The exercise
Copy each line below in which the word "this" occurs.

Stored records
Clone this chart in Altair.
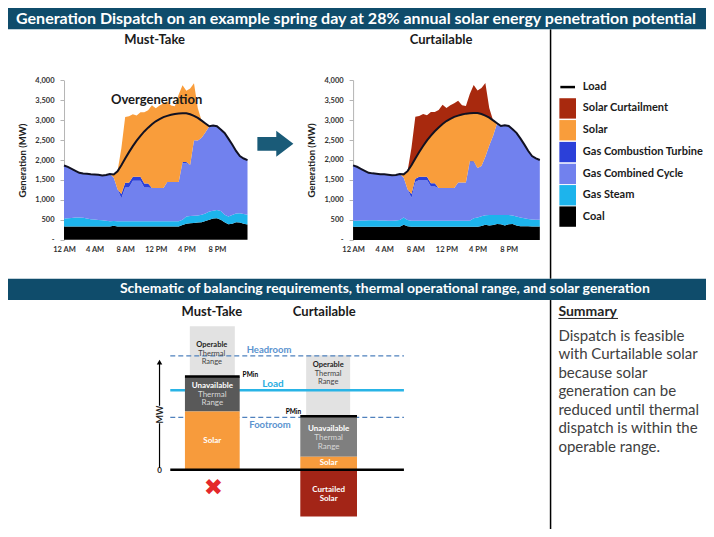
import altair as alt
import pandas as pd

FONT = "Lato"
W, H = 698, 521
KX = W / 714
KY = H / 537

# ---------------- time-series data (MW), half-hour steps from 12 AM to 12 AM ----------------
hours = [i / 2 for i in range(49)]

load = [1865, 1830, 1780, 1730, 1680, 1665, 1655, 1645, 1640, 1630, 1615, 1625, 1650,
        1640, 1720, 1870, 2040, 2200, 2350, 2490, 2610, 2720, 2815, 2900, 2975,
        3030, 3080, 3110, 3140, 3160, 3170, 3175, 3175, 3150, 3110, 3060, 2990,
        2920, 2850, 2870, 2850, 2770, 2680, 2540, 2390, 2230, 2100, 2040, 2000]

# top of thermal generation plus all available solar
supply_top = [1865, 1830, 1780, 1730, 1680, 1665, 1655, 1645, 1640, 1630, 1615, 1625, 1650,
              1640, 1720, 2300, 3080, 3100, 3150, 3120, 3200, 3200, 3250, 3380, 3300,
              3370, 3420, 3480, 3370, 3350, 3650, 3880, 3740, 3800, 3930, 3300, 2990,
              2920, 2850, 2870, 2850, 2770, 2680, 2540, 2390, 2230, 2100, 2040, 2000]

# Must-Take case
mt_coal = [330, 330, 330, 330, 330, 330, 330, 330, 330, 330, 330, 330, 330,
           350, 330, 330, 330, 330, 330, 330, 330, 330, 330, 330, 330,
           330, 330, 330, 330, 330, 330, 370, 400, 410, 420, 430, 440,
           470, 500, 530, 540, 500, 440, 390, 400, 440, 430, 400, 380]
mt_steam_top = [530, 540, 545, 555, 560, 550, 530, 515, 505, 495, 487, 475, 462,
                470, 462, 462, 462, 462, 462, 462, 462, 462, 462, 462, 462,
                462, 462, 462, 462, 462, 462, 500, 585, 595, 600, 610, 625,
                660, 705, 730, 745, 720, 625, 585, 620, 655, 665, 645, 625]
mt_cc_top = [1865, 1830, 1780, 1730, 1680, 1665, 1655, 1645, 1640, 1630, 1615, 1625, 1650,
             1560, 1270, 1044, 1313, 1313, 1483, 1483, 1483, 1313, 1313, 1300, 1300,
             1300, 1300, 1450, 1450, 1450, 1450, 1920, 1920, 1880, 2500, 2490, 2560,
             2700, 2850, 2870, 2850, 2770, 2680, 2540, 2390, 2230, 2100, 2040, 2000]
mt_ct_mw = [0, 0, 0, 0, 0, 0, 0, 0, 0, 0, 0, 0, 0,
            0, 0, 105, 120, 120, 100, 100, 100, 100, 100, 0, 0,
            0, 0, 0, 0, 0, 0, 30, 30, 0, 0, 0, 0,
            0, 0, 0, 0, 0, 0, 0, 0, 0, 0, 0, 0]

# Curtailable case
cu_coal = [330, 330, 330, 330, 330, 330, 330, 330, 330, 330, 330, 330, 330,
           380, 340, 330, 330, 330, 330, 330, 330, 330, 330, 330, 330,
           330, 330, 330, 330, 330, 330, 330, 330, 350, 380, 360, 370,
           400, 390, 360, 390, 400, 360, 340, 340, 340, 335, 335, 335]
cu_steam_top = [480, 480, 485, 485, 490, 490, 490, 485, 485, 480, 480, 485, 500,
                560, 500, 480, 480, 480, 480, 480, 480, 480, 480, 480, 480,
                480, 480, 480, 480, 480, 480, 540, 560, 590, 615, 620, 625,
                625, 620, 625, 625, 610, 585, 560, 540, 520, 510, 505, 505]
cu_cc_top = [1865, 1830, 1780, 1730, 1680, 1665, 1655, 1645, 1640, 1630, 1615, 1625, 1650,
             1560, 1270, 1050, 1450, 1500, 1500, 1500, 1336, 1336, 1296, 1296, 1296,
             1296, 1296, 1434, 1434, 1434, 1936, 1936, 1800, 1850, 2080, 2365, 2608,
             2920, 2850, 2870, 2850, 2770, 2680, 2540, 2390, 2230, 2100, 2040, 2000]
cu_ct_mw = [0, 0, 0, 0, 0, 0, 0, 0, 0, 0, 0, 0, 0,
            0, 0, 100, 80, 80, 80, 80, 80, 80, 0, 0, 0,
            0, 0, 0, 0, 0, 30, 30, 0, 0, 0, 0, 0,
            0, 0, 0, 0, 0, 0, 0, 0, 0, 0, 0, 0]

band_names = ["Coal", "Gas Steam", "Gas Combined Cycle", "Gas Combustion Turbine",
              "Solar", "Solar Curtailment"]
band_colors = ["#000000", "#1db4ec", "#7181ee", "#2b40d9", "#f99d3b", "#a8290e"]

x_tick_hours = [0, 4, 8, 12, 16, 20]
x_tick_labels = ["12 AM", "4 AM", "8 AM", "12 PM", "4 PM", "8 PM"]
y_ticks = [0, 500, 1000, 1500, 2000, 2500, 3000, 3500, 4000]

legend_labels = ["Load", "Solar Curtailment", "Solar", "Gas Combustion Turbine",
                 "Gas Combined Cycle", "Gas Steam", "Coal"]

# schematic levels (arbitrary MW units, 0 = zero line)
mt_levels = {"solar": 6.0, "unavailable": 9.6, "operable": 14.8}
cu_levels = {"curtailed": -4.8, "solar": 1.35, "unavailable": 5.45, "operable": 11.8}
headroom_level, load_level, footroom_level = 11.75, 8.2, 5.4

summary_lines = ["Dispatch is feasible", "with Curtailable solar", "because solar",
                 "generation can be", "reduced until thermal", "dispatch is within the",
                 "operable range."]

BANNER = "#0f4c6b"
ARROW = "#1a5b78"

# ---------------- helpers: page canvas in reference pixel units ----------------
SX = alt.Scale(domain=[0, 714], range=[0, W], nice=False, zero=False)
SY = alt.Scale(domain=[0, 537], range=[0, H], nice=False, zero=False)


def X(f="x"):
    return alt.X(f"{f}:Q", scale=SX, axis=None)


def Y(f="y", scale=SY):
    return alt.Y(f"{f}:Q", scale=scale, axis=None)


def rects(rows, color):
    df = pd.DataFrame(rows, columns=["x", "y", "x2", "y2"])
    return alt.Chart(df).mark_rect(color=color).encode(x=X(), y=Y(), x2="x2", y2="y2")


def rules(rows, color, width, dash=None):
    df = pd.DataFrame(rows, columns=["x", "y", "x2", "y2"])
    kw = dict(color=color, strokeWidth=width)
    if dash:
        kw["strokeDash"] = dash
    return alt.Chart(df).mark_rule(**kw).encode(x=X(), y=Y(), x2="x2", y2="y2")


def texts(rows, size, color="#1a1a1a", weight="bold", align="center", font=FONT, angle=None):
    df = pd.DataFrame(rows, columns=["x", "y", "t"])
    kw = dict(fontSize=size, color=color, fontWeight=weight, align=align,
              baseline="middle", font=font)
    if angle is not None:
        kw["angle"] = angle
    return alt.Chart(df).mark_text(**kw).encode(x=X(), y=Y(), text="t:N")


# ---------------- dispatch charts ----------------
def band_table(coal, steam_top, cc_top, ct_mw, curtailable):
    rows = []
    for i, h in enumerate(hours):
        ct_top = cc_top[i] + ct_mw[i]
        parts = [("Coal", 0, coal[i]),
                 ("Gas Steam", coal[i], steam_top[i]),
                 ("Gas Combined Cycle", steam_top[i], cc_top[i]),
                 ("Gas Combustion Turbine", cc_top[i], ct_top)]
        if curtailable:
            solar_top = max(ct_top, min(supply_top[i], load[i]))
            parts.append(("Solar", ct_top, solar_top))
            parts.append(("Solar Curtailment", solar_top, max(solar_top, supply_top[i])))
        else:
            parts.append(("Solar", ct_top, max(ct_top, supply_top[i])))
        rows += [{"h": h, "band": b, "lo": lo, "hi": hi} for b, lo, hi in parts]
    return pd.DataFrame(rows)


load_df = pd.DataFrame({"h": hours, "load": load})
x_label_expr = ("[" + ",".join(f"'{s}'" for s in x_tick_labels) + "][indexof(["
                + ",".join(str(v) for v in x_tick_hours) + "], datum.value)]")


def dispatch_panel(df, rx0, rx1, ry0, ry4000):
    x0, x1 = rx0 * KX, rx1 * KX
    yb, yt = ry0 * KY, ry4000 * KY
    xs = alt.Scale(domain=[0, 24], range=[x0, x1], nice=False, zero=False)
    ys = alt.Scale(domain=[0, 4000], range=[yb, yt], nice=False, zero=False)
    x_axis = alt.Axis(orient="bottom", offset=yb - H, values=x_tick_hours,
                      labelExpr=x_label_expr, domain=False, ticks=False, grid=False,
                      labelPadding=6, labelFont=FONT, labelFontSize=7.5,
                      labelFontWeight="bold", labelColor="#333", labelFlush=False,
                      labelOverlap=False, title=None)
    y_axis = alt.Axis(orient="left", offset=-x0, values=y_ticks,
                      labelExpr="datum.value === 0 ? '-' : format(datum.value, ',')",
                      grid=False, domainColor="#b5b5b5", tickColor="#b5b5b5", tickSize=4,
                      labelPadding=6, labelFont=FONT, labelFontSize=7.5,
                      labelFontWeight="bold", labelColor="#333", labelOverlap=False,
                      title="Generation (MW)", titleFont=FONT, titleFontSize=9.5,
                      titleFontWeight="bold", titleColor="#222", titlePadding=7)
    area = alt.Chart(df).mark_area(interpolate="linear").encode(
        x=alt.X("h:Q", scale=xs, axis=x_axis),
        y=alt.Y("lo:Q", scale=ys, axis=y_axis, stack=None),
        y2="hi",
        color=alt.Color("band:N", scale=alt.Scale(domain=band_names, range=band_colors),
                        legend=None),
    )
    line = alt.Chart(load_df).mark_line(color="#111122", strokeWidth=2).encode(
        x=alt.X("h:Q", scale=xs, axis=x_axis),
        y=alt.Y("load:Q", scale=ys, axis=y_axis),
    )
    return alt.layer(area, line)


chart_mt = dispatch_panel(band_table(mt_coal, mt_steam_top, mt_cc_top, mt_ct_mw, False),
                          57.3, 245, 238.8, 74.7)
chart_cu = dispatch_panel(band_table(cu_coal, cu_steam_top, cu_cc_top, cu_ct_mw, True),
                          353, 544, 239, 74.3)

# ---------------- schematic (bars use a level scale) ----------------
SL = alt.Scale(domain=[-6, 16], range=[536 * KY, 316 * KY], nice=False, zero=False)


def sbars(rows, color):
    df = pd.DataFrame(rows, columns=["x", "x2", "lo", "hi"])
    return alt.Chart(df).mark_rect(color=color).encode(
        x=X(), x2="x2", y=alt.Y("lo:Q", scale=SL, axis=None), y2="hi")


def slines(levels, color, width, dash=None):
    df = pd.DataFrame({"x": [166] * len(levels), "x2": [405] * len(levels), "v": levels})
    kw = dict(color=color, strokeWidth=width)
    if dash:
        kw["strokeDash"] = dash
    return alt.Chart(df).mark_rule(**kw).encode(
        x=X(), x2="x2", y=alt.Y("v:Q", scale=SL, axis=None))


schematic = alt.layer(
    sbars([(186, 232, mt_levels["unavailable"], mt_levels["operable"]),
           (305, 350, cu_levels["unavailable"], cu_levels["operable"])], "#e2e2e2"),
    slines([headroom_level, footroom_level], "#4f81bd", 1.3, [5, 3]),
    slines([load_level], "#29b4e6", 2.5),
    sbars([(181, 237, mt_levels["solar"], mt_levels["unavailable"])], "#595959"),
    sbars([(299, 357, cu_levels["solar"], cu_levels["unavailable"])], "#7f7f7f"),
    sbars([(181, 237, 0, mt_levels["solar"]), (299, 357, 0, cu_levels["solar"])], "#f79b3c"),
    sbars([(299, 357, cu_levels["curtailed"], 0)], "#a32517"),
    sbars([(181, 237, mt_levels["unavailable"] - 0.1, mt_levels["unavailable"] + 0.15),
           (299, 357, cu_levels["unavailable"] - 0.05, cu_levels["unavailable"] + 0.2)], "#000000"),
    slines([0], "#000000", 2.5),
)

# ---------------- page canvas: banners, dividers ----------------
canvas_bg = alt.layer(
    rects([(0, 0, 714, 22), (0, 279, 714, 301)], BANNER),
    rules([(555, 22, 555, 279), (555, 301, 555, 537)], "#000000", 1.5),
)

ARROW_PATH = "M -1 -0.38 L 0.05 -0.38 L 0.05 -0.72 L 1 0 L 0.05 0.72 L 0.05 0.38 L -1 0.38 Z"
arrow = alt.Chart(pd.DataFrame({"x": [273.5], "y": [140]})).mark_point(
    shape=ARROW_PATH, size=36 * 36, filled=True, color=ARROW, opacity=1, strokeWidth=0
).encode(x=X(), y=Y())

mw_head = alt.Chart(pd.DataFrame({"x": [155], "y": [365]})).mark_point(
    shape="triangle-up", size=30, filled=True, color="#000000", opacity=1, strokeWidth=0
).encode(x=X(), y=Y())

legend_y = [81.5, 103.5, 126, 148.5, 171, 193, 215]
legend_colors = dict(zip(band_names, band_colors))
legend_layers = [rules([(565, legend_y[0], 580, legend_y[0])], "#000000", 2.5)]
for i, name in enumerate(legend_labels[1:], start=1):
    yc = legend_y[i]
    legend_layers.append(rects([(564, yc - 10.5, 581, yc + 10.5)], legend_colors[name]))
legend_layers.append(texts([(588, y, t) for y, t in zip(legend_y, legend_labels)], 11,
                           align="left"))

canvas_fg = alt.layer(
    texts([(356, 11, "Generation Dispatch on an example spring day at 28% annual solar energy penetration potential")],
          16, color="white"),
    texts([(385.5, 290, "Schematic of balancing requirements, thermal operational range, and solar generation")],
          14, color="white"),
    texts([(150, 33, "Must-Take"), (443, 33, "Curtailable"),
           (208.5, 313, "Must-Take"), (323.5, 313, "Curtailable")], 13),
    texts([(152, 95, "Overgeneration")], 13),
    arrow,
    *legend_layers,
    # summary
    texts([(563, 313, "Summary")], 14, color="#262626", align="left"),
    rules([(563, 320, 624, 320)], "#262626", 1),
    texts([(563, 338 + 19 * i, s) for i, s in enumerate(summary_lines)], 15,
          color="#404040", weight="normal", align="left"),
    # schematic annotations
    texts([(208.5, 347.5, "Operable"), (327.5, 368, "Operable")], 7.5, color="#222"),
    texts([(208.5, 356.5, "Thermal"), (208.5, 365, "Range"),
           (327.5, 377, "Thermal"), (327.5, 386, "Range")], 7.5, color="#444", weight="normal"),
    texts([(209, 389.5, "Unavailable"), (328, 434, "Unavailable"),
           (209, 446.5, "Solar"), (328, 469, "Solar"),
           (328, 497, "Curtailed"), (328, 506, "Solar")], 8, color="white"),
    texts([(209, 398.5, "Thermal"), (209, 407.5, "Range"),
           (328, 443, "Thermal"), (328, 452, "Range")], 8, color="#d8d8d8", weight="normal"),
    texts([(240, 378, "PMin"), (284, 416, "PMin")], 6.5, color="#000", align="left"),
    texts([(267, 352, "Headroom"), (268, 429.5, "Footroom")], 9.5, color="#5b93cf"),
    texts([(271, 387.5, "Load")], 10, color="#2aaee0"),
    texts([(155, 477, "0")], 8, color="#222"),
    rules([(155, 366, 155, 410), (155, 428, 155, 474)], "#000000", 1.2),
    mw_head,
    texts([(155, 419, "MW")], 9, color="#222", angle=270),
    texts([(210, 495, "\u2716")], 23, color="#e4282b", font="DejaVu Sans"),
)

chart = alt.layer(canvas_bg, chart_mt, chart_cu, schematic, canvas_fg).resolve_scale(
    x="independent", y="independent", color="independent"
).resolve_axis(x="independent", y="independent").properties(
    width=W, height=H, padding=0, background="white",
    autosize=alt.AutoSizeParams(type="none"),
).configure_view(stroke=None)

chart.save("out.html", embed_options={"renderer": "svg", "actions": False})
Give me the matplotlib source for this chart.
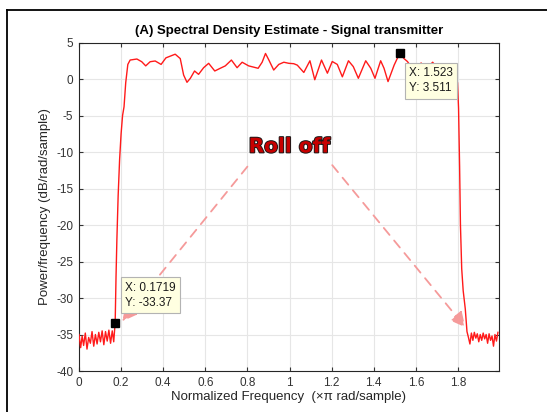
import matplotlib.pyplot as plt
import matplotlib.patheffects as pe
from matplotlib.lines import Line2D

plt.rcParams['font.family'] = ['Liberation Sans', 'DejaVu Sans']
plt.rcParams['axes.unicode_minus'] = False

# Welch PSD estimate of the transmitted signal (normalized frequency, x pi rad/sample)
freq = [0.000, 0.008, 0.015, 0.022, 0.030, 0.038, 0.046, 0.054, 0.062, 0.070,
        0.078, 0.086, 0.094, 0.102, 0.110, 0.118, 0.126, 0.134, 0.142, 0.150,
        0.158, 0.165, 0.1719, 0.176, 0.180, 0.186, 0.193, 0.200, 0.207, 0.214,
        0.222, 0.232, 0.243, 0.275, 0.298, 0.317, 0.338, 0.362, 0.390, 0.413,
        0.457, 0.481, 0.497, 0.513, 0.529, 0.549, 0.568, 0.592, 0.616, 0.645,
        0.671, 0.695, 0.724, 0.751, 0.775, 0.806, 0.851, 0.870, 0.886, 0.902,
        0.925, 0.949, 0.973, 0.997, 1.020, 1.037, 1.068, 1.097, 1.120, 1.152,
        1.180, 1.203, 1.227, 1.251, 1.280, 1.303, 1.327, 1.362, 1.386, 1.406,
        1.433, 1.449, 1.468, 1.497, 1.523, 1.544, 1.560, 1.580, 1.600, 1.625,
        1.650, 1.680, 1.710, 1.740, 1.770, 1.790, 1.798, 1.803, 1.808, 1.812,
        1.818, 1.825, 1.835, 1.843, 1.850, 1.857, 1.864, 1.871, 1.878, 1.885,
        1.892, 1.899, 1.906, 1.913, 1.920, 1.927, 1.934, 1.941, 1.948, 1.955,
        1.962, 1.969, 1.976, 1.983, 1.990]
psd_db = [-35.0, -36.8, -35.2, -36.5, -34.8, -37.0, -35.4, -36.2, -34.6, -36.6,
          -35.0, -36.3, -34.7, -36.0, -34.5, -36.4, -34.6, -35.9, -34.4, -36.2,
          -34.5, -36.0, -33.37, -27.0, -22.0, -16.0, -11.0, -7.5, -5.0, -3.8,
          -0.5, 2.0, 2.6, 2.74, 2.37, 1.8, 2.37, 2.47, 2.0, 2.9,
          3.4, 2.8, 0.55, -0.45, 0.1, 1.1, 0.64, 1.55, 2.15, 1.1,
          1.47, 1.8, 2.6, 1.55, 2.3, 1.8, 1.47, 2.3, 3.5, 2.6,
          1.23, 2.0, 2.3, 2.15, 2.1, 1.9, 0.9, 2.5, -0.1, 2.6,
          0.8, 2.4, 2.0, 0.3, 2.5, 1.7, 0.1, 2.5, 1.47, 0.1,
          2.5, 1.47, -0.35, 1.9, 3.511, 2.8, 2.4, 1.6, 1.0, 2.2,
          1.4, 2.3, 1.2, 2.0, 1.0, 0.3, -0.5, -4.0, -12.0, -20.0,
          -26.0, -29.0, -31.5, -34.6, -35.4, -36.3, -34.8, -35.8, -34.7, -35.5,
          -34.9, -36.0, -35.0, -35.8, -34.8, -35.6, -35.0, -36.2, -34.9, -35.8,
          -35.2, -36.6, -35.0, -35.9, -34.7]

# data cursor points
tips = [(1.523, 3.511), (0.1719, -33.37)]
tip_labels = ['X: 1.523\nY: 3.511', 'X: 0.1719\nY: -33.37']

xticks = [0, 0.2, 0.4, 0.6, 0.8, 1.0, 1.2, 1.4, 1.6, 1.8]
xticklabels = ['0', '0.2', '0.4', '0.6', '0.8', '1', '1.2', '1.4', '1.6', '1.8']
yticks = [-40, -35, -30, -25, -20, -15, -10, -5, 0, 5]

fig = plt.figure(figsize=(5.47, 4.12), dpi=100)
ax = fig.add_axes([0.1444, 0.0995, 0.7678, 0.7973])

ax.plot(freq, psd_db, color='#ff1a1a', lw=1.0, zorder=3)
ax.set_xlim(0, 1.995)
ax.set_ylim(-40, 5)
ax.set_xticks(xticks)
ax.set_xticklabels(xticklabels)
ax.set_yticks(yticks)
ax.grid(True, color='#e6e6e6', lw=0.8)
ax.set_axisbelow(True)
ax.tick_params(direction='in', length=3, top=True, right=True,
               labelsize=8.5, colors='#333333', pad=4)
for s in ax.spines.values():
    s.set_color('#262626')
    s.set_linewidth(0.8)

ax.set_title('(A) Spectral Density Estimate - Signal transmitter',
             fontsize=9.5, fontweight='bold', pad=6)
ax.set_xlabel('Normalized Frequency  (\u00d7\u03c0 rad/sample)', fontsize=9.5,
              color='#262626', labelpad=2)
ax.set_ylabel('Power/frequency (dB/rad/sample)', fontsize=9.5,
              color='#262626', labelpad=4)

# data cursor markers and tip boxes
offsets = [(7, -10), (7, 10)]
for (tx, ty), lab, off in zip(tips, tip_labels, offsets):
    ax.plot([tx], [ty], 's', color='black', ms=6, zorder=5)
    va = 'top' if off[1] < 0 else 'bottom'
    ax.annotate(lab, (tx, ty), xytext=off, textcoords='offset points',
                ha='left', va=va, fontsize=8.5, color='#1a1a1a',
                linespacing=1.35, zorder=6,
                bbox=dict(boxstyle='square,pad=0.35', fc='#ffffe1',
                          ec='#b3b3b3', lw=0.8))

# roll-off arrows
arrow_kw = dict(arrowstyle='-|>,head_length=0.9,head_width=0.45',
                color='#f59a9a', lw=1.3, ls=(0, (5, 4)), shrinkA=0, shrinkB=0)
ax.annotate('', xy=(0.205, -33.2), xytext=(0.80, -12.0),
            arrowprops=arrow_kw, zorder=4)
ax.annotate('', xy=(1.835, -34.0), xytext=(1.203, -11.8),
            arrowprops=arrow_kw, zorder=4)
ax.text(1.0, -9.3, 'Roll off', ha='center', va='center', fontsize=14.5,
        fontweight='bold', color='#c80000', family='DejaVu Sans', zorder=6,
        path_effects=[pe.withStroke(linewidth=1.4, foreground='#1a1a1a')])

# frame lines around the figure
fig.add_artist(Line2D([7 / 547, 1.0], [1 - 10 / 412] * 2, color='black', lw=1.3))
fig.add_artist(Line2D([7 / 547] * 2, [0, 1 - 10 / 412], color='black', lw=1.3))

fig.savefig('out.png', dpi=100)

Response
Clone this chart in Altair.
Give me the matplotlib source for this chart.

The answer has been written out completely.